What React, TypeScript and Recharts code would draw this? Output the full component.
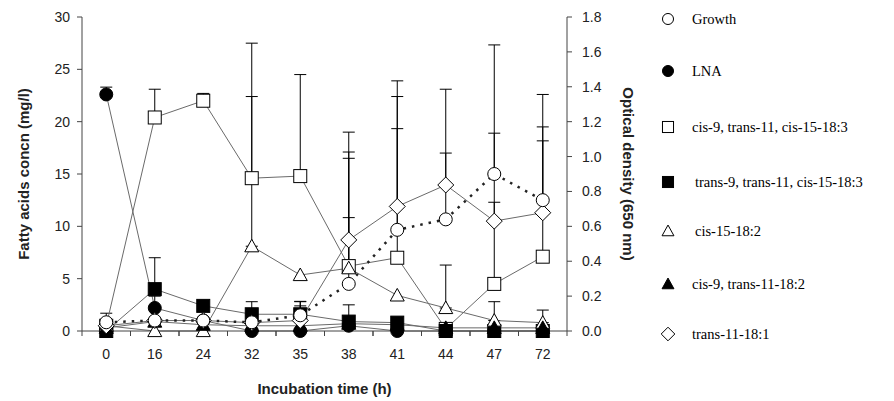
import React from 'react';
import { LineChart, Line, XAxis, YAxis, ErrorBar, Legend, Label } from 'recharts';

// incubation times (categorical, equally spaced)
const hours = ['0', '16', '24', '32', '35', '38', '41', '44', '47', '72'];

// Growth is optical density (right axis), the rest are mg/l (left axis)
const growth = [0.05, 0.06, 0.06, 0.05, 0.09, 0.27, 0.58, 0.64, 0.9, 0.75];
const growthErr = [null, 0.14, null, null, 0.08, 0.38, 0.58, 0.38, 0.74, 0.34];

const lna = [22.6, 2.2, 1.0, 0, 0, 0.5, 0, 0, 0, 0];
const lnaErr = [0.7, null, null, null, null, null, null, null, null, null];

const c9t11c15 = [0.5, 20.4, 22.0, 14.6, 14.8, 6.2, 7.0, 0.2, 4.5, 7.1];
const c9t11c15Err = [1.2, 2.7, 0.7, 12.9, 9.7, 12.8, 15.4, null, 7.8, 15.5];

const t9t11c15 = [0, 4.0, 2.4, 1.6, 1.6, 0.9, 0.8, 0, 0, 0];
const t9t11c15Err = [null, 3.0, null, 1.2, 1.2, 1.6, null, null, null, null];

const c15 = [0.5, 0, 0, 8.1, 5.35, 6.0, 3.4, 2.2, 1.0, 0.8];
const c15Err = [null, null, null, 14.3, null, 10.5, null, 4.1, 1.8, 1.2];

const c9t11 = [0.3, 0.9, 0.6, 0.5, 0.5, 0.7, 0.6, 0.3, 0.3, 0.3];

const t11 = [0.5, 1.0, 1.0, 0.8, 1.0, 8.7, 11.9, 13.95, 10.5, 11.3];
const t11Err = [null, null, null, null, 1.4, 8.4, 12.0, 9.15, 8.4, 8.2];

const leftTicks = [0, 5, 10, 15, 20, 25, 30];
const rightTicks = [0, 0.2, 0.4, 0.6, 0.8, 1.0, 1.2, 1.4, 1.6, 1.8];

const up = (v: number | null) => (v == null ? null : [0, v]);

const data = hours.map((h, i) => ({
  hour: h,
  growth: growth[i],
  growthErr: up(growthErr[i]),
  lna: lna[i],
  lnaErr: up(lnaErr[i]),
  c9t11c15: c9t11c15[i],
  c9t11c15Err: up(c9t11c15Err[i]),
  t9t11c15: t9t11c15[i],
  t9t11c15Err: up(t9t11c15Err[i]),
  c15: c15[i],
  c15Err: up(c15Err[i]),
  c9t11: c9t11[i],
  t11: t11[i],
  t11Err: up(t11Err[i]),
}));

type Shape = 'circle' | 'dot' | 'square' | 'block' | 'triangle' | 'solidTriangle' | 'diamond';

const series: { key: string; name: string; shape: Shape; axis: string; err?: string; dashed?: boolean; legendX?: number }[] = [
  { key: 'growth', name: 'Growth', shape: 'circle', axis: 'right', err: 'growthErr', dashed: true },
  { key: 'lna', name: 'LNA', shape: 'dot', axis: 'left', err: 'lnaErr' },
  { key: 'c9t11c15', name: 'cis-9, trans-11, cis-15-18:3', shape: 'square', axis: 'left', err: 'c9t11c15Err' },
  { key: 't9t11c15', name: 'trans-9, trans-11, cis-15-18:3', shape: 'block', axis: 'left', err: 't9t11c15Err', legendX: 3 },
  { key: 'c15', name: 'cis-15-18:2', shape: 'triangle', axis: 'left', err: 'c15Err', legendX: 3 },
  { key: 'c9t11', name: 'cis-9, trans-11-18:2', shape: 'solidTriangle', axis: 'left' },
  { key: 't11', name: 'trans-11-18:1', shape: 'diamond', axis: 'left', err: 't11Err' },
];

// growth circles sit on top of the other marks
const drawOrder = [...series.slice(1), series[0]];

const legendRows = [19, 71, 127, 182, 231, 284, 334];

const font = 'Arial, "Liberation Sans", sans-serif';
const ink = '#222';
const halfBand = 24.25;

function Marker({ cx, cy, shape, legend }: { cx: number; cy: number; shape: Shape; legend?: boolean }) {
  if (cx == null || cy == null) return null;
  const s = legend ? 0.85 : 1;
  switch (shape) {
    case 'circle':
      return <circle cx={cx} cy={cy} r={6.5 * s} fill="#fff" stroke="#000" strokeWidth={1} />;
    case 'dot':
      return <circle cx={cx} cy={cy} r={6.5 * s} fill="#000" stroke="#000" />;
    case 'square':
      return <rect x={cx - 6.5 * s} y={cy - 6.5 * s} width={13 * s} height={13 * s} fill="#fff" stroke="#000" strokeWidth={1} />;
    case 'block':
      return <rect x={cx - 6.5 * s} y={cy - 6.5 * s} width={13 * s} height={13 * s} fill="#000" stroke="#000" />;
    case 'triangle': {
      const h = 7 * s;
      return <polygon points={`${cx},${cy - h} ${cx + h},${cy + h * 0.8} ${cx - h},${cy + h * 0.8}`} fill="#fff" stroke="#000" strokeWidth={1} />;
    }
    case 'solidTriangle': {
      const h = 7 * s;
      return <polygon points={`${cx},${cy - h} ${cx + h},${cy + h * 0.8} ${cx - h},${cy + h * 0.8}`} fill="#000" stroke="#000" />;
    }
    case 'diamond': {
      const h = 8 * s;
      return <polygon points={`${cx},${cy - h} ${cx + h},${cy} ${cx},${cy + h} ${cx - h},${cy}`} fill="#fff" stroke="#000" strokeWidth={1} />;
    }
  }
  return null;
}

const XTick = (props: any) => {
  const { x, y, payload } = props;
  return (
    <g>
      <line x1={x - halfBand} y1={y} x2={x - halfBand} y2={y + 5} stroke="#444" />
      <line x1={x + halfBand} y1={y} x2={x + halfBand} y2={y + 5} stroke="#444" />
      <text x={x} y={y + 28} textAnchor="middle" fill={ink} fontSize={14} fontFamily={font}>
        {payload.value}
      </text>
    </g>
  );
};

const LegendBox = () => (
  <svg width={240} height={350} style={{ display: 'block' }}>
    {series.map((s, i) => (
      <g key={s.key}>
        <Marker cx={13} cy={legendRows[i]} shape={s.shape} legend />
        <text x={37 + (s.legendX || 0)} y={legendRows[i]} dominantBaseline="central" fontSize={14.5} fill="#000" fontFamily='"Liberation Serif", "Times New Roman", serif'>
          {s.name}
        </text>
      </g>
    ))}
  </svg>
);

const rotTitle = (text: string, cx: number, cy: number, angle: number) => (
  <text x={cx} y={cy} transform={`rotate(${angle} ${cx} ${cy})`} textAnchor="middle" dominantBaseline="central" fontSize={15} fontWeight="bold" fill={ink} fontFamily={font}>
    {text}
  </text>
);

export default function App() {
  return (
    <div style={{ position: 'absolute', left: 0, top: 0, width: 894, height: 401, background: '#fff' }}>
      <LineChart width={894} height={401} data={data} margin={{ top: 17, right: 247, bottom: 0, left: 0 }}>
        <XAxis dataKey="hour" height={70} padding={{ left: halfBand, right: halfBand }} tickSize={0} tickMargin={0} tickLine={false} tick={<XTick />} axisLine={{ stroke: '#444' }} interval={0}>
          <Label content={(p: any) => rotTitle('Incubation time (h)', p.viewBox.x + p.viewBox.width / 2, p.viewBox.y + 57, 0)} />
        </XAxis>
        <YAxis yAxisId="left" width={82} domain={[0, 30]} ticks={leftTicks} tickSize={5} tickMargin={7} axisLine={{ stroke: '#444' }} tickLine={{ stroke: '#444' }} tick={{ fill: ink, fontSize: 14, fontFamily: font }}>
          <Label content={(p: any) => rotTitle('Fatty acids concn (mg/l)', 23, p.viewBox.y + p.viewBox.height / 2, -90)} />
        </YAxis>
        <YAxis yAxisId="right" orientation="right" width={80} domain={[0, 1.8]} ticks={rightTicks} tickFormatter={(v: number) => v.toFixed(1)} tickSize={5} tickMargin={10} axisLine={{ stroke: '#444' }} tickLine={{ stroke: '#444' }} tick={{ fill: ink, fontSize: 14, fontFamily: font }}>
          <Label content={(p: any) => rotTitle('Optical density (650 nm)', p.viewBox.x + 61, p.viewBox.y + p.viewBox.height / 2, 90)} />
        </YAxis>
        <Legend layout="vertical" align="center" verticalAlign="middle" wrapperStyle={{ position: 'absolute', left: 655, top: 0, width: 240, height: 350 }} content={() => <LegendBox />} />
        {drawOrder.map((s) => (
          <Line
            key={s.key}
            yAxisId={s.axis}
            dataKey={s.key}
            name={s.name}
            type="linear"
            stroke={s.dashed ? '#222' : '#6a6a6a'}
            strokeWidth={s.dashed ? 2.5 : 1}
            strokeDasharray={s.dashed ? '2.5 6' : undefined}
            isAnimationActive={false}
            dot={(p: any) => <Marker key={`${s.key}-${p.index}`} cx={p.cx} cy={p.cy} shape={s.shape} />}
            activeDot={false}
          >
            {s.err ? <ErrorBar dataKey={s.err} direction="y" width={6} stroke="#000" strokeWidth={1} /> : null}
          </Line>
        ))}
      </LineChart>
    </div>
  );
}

**WHAT YOU HAVE TO DO**. Repeat, with no pictures, each line from the beginning of the data through the line containing "0.38, 0.74, 0.34];", inclusive.

**EXPECTED ANSWER**.
What React, TypeScript and Recharts code would draw this? Output the full component.
import React from 'react';
import { LineChart, Line, XAxis, YAxis, ErrorBar, Legend, Label } from 'recharts';

// incubation times (categorical, equally spaced)
const hours = ['0', '16', '24', '32', '35', '38', '41', '44', '47', '72'];

// Growth is optical density (right axis), the rest are mg/l (left axis)
const growth = [0.05, 0.06, 0.06, 0.05, 0.09, 0.27, 0.58, 0.64, 0.9, 0.75];
const growthErr = [null, 0.14, null, null, 0.08, 0.38, 0.58, 0.38, 0.74, 0.34];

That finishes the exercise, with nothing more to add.